Enumeration becomes trivial.

for node in tree:
    output palindrome

Applications include:

  • Text analysis
  • Bioinformatics
  • Pattern discovery
  • Compression research

Complexity Analysis

Let:

Symbol Meaning
n String length
Operation Complexity
Construction O(n)
Distinct palindrome count O(1) after build
Longest palindrome O(1) after build
Occurrence counting O(n)
Memory O(n)

Each character creates at most one new node.

Therefore the total number of nodes remains linear.

Eertree vs Other Structures

Structure Represents
Suffix Array All suffixes
Suffix Automaton All substrings
Trie Pattern prefixes
Aho-Corasick Pattern dictionary
Eertree All distinct palindromes

The Eertree occupies a specialized niche.

It sacrifices general substring support in exchange for highly efficient palindrome operations.

Correctness

Every node corresponds to a unique palindrome.

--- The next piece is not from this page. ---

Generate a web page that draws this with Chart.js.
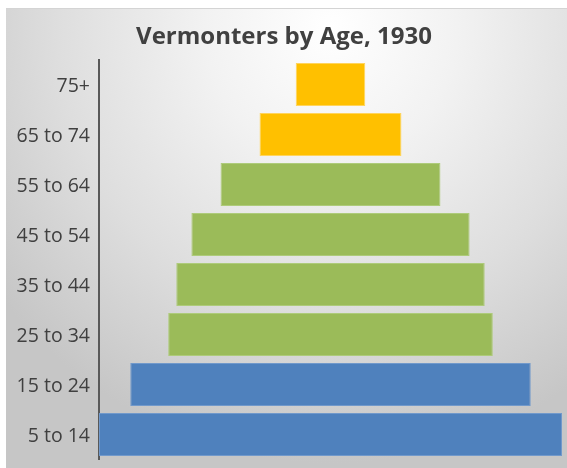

Whenever a new palindrome appears, construction discovers it by extending the longest valid palindromic suffix.

Suffix links ensure that all candidate palindromes are considered.

Since each palindrome is created exactly once and every extension is verified, the resulting structure contains every distinct palindromic substring and no duplicates.

Common Pitfalls

Do not confuse palindrome occurrences with distinct palindromes.

For:

aaaa

the distinct palindromes are:

a
aa
aaa
aaaa

only four nodes.

The total number of occurrences is much larger.

Remember that suffix links connect palindromic suffixes, not arbitrary substrings.

Be careful with the two root nodes. Most implementation bugs arise from incorrect root initialization.

Takeaway

The Eertree is one of the most specialized and elegant structures in string processing. Where suffix arrays organize suffixes and suffix automata organize substrings, the Eertree organizes palindromes. By exploiting the nesting structure of palindromic suffixes, it provides linear-time construction and direct access to information that would otherwise require expensive substring analysis. For palindrome-centric problems, it is often the most natural and efficient representation available.